§ WRITTEN PROBLEM
In the listing below, how many lines contain the word "this"? Please respond with the number only.

§ DATA ENTRIES
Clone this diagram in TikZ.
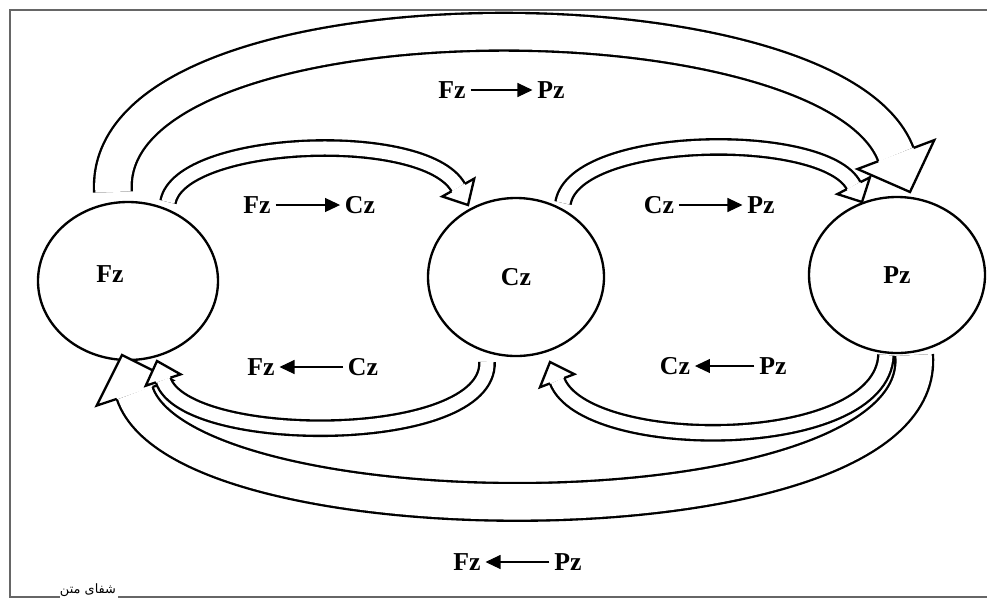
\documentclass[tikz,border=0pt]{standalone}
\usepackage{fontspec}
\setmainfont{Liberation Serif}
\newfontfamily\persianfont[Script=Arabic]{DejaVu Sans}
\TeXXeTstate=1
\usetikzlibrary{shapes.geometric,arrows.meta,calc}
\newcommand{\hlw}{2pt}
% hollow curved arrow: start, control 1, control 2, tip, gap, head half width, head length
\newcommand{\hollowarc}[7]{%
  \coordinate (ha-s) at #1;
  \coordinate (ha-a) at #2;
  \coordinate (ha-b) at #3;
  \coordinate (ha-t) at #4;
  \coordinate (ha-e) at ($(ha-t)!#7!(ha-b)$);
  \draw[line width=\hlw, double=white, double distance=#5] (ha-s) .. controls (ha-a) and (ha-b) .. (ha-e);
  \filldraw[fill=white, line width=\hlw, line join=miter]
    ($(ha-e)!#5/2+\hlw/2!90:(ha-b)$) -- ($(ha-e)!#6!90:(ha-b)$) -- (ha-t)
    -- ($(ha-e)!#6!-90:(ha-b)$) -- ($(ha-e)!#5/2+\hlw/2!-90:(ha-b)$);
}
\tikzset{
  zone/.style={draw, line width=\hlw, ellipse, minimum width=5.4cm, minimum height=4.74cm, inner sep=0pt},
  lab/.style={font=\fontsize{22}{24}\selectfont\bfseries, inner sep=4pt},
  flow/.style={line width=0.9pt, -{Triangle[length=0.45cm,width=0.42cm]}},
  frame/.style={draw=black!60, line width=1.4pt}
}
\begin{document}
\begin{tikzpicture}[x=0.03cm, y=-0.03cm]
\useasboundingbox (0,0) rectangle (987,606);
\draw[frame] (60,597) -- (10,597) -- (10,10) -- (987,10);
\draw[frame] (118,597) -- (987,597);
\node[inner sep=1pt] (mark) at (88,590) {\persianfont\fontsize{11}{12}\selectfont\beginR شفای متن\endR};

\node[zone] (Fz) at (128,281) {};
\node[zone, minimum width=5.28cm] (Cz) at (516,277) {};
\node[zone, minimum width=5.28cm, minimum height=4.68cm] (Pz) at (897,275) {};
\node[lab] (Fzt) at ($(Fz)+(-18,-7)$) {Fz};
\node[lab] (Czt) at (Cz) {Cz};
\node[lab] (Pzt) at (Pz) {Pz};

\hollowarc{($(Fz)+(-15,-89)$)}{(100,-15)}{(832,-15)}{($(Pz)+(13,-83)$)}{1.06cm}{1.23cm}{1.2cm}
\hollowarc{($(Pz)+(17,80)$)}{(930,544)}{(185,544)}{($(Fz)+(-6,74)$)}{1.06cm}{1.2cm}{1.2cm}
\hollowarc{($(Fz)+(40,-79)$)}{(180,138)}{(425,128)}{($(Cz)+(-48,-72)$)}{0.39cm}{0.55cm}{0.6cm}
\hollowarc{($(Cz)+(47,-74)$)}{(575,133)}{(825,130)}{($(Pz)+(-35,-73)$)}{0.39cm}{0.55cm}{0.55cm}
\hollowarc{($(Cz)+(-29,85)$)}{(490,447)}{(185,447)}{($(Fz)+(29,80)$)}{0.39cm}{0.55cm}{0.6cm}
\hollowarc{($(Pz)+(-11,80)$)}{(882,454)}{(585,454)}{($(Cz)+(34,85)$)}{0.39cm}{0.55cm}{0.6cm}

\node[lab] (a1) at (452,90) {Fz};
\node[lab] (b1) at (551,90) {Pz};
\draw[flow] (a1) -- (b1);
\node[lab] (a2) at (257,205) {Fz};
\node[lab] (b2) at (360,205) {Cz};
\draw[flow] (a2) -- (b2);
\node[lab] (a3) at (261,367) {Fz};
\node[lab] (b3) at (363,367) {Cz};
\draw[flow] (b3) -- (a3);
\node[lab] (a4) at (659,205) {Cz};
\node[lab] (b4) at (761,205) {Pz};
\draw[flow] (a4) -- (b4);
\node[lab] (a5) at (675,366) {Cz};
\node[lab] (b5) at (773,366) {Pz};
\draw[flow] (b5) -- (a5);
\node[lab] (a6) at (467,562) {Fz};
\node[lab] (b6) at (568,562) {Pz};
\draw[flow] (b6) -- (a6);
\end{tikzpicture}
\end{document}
--
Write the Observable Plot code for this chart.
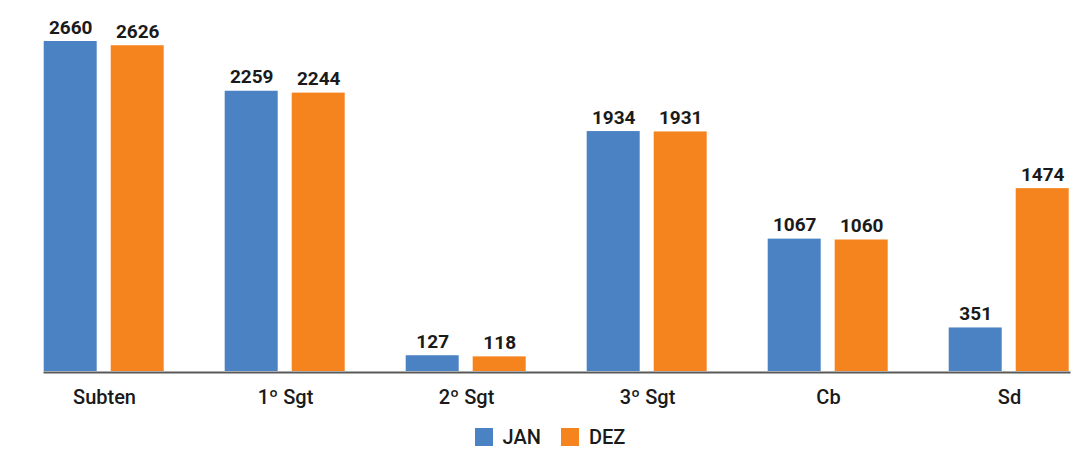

§ SOLUTION BELOW
2